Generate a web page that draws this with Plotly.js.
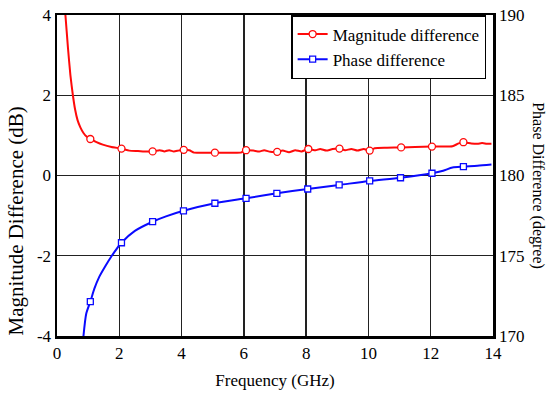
<!DOCTYPE html>
<html>
<head>
<meta charset="utf-8">
<script src="https://cdn.plot.ly/plotly-3.0.1.min.js"></script>
<style>html,body{margin:0;padding:0;background:#fff;}</style>
</head>
<body>
<div id="chart" style="width:547px;height:396px;"></div>
<script>
// Magnitude difference (dB) – dense curve
const magFreq = [0.22,0.27,0.35,0.43,0.51,0.58,0.66,0.75,0.85,0.95,1.07,1.25,1.47,1.75,2.07,2.32,2.6,2.8,3.07,3.3,3.45,3.6,3.75,3.9,4.07,4.25,4.4,4.7,5.07,5.5,5.9,6.07,6.3,6.5,6.65,6.85,7.07,7.25,7.45,7.65,7.85,8.07,8.3,8.45,8.65,8.85,9.07,9.25,9.45,9.65,9.85,10.04,10.2,10.6,11.05,11.5,12.04,12.4,12.7,12.9,13.05,13.3,13.5,13.65,13.8,13.95];
const magVal  = [4.45,4.0,3.2,2.5,2.0,1.65,1.38,1.2,1.06,0.97,0.91,0.84,0.77,0.71,0.67,0.62,0.61,0.6,0.6,0.63,0.6,0.63,0.6,0.62,0.64,0.63,0.57,0.57,0.57,0.57,0.57,0.63,0.62,0.6,0.63,0.59,0.59,0.62,0.58,0.63,0.6,0.66,0.63,0.66,0.62,0.66,0.67,0.63,0.66,0.62,0.66,0.62,0.68,0.69,0.7,0.71,0.72,0.72,0.73,0.8,0.83,0.8,0.79,0.81,0.79,0.79];
// Magnitude markers
const magMarkFreq = [1.07,2.07,3.07,4.07,5.07,6.07,7.07,8.07,9.07,10.04,11.05,12.04,13.05];
const magMarkVal  = [0.91,0.67,0.6,0.64,0.57,0.63,0.59,0.66,0.67,0.62,0.7,0.72,0.83];

// Phase difference (degree) – dense curve
const phFreq = [0.85,0.94,1.07,1.2,1.36,1.55,1.74,2.07,2.5,3.07,3.5,4.06,5.07,6.07,7.06,8.05,9.06,10.04,11.03,12.04,12.4,12.7,13.05,13.5,13.95];
const phVal  = [170,171.4,172.14,172.95,173.7,174.35,174.94,175.81,176.55,177.12,177.45,177.8,178.27,178.58,178.89,179.16,179.41,179.66,179.86,180.14,180.3,180.5,180.55,180.6,180.68];
// Phase markers
const phMarkFreq = [1.07,2.07,3.07,4.06,5.07,6.07,7.06,8.05,9.06,10.04,11.03,12.04,13.05];
const phMarkVal  = [172.14,175.81,177.12,177.8,178.27,178.58,178.89,179.16,179.41,179.66,179.86,180.14,180.55];

const xTickVals = [0,2,4,6,8,10,12,14];
const xTickText = ['0','2','4','6','8','10','12','14'];
const yTickVals = [-4,-2,0,2,4];
const yTickText = ['-4','-2','0','2','4'];
const y2TickVals = [170,175,180,185,190];
const y2TickText = ['170','175','180','185','190'];

const RED = '#ff0a0a', BLUE = '#0a0aff';
const FONT = 'Liberation Serif';

const traces = [
  {x: magFreq, y: magVal, mode: 'lines', line: {color: RED, width: 2, shape: 'spline', smoothing: 0.5}, showlegend: false, hoverinfo: 'skip'},
  {x: magMarkFreq, y: magMarkVal, mode: 'markers', marker: {symbol: 'circle', size: 7, color: '#fff', line: {color: RED, width: 1.3}}, showlegend: false},
  {x: phFreq, y: phVal, yaxis: 'y2', mode: 'lines', line: {color: BLUE, width: 2, shape: 'spline', smoothing: 0.7}, showlegend: false, hoverinfo: 'skip'},
  {x: phMarkFreq, y: phMarkVal, yaxis: 'y2', mode: 'markers', marker: {symbol: 'square', size: 6, color: '#fff', line: {color: BLUE, width: 1.3}}, showlegend: false},
  {x: [null], y: [null], name: 'Magnitude difference', mode: 'lines+markers', line: {color: RED, width: 2}, marker: {symbol: 'circle', size: 7, color: '#fff', line: {color: RED, width: 1.3}}},
  {x: [null], y: [null], yaxis: 'y2', name: 'Phase difference', mode: 'lines+markers', line: {color: BLUE, width: 2}, marker: {symbol: 'square', size: 6, color: '#fff', line: {color: BLUE, width: 1.3}}}
];

const layout = {
  width: 547, height: 396,
  margin: {l: 57, r: 54, t: 15, b: 60},
  paper_bgcolor: '#fff', plot_bgcolor: '#fff',
  font: {family: FONT, size: 17, color: '#000'},
  showlegend: true,
  legend: {x: 0.537, y: 1, xanchor: 'left', yanchor: 'top', bgcolor: '#fff', bordercolor: '#000', borderwidth: 1.5, font: {family: FONT, size: 17, color: '#000'}, tracegroupgap: 0},
  xaxis: {range: [0, 14], tickvals: xTickVals, ticktext: xTickText, showgrid: true, gridcolor: '#222', gridwidth: 1.3, showline: true, linecolor: '#000', linewidth: 2.5, mirror: true, ticks: '', zeroline: false, tickfont: {family: FONT, size: 17},
    title: {text: 'Frequency (GHz)', font: {family: FONT, size: 17}, standoff: 12}},
  yaxis: {range: [-4, 4], tickvals: yTickVals, ticktext: yTickText, showgrid: true, gridcolor: '#222', gridwidth: 1.3, showline: true, linecolor: '#000', linewidth: 2.5, ticks: '', zeroline: false, tickfont: {family: FONT, size: 17}},
  yaxis2: {range: [170, 190], overlaying: 'y', side: 'right', tickvals: y2TickVals, ticktext: y2TickText, showgrid: false, showline: true, linecolor: '#000', linewidth: 2.5, ticks: '', zeroline: false, tickfont: {family: FONT, size: 17}},
  annotations: [
    {text: 'Magnitude Difference (dB)', xref: 'paper', yref: 'paper', x: -0.093, y: 0.358, textangle: -90, showarrow: false, font: {family: FONT, size: 21, color: '#000'}, xanchor: 'center', yanchor: 'middle'},
    {text: 'Phase Difference (degree)', xref: 'paper', yref: 'paper', x: 1.103, y: 0.467, textangle: 90, showarrow: false, font: {family: FONT, size: 16, color: '#000'}, xanchor: 'center', yanchor: 'middle'}
  ]
};

Plotly.newPlot('chart', traces, layout, {displayModeBar: false, staticPlot: true});
</script>
</body>
</html>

□ □ □ □ □ □ □

Copy the material above in full and exactly, skipping pictures.

Generate a web page that draws this with Plotly.js.
<!DOCTYPE html>
<html>
<head>
<meta charset="utf-8">
<script src="https://cdn.plot.ly/plotly-3.0.1.min.js"></script>
<style>html,body{margin:0;padding:0;background:#fff;}</style>
</head>
<body>
<div id="chart" style="width:547px;height:396px;"></div>
<script>
// Magnitude difference (dB) – dense curve
const magFreq = [0.22,0.27,0.35,0.43,0.51,0.58,0.66,0.75,0.85,0.95,1.07,1.25,1.47,1.75,2.07,2.32,2.6,2.8,3.07,3.3,3.45,3.6,3.75,3.9,4.07,4.25,4.4,4.7,5.07,5.5,5.9,6.07,6.3,6.5,6.65,6.85,7.07,7.25,7.45,7.65,7.85,8.07,8.3,8.45,8.65,8.85,9.07,9.25,9.45,9.65,9.85,10.04,10.2,10.6,11.05,11.5,12.04,12.4,12.7,12.9,13.05,13.3,13.5,13.65,13.8,13.95];
const magVal  = [4.45,4.0,3.2,2.5,2.0,1.65,1.38,1.2,1.06,0.97,0.91,0.84,0.77,0.71,0.67,0.62,0.61,0.6,0.6,0.63,0.6,0.63,0.6,0.62,0.64,0.63,0.57,0.57,0.57,0.57,0.57,0.63,0.62,0.6,0.63,0.59,0.59,0.62,0.58,0.63,0.6,0.66,0.63,0.66,0.62,0.66,0.67,0.63,0.66,0.62,0.66,0.62,0.68,0.69,0.7,0.71,0.72,0.72,0.73,0.8,0.83,0.8,0.79,0.81,0.79,0.79];
// Magnitude markers
const magMarkFreq = [1.07,2.07,3.07,4.07,5.07,6.07,7.07,8.07,9.07,10.04,11.05,12.04,13.05];
const magMarkVal  = [0.91,0.67,0.6,0.64,0.57,0.63,0.59,0.66,0.67,0.62,0.7,0.72,0.83];

// Phase difference (degree) – dense curve
const phFreq = [0.85,0.94,1.07,1.2,1.36,1.55,1.74,2.07,2.5,3.07,3.5,4.06,5.07,6.07,7.06,8.05,9.06,10.04,11.03,12.04,12.4,12.7,13.05,13.5,13.95];
const phVal  = [170,171.4,172.14,172.95,173.7,174.35,174.94,175.81,176.55,177.12,177.45,177.8,178.27,178.58,178.89,179.16,179.41,179.66,179.86,180.14,180.3,180.5,180.55,180.6,180.68];
// Phase markers
const phMarkFreq = [1.07,2.07,3.07,4.06,5.07,6.07,7.06,8.05,9.06,10.04,11.03,12.04,13.05];
const phMarkVal  = [172.14,175.81,177.12,177.8,178.27,178.58,178.89,179.16,179.41,179.66,179.86,180.14,180.55];

const xTickVals = [0,2,4,6,8,10,12,14];
const xTickText = ['0','2','4','6','8','10','12','14'];
const yTickVals = [-4,-2,0,2,4];
const yTickText = ['-4','-2','0','2','4'];
const y2TickVals = [170,175,180,185,190];
const y2TickText = ['170','175','180','185','190'];

const RED = '#ff0a0a', BLUE = '#0a0aff';
const FONT = 'Liberation Serif';

const traces = [
  {x: magFreq, y: magVal, mode: 'lines', line: {color: RED, width: 2, shape: 'spline', smoothing: 0.5}, showlegend: false, hoverinfo: 'skip'},
  {x: magMarkFreq, y: magMarkVal, mode: 'markers', marker: {symbol: 'circle', size: 7, color: '#fff', line: {color: RED, width: 1.3}}, showlegend: false},
  {x: phFreq, y: phVal, yaxis: 'y2', mode: 'lines', line: {color: BLUE, width: 2, shape: 'spline', smoothing: 0.7}, showlegend: false, hoverinfo: 'skip'},
  {x: phMarkFreq, y: phMarkVal, yaxis: 'y2', mode: 'markers', marker: {symbol: 'square', size: 6, color: '#fff', line: {color: BLUE, width: 1.3}}, showlegend: false},
  {x: [null], y: [null], name: 'Magnitude difference', mode: 'lines+markers', line: {color: RED, width: 2}, marker: {symbol: 'circle', size: 7, color: '#fff', line: {color: RED, width: 1.3}}},
  {x: [null], y: [null], yaxis: 'y2', name: 'Phase difference', mode: 'lines+markers', line: {color: BLUE, width: 2}, marker: {symbol: 'square', size: 6, color: '#fff', line: {color: BLUE, width: 1.3}}}
];

const layout = {
  width: 547, height: 396,
  margin: {l: 57, r: 54, t: 15, b: 60},
  paper_bgcolor: '#fff', plot_bgcolor: '#fff',
  font: {family: FONT, size: 17, color: '#000'},
  showlegend: true,
  legend: {x: 0.537, y: 1, xanchor: 'left', yanchor: 'top', bgcolor: '#fff', bordercolor: '#000', borderwidth: 1.5, font: {family: FONT, size: 17, color: '#000'}, tracegroupgap: 0},
  xaxis: {range: [0, 14], tickvals: xTickVals, ticktext: xTickText, showgrid: true, gridcolor: '#222', gridwidth: 1.3, showline: true, linecolor: '#000', linewidth: 2.5, mirror: true, ticks: '', zeroline: false, tickfont: {family: FONT, size: 17},
    title: {text: 'Frequency (GHz)', font: {family: FONT, size: 17}, standoff: 12}},
  yaxis: {range: [-4, 4], tickvals: yTickVals, ticktext: yTickText, showgrid: true, gridcolor: '#222', gridwidth: 1.3, showline: true, linecolor: '#000', linewidth: 2.5, ticks: '', zeroline: false, tickfont: {family: FONT, size: 17}},
  yaxis2: {range: [170, 190], overlaying: 'y', side: 'right', tickvals: y2TickVals, ticktext: y2TickText, showgrid: false, showline: true, linecolor: '#000', linewidth: 2.5, ticks: '', zeroline: false, tickfont: {family: FONT, size: 17}},
  annotations: [
    {text: 'Magnitude Difference (dB)', xref: 'paper', yref: 'paper', x: -0.093, y: 0.358, textangle: -90, showarrow: false, font: {family: FONT, size: 21, color: '#000'}, xanchor: 'center', yanchor: 'middle'},
    {text: 'Phase Difference (degree)', xref: 'paper', yref: 'paper', x: 1.103, y: 0.467, textangle: 90, showarrow: false, font: {family: FONT, size: 16, color: '#000'}, xanchor: 'center', yanchor: 'middle'}
  ]
};

Plotly.newPlot('chart', traces, layout, {displayModeBar: false, staticPlot: true});
</script>
</body>
</html>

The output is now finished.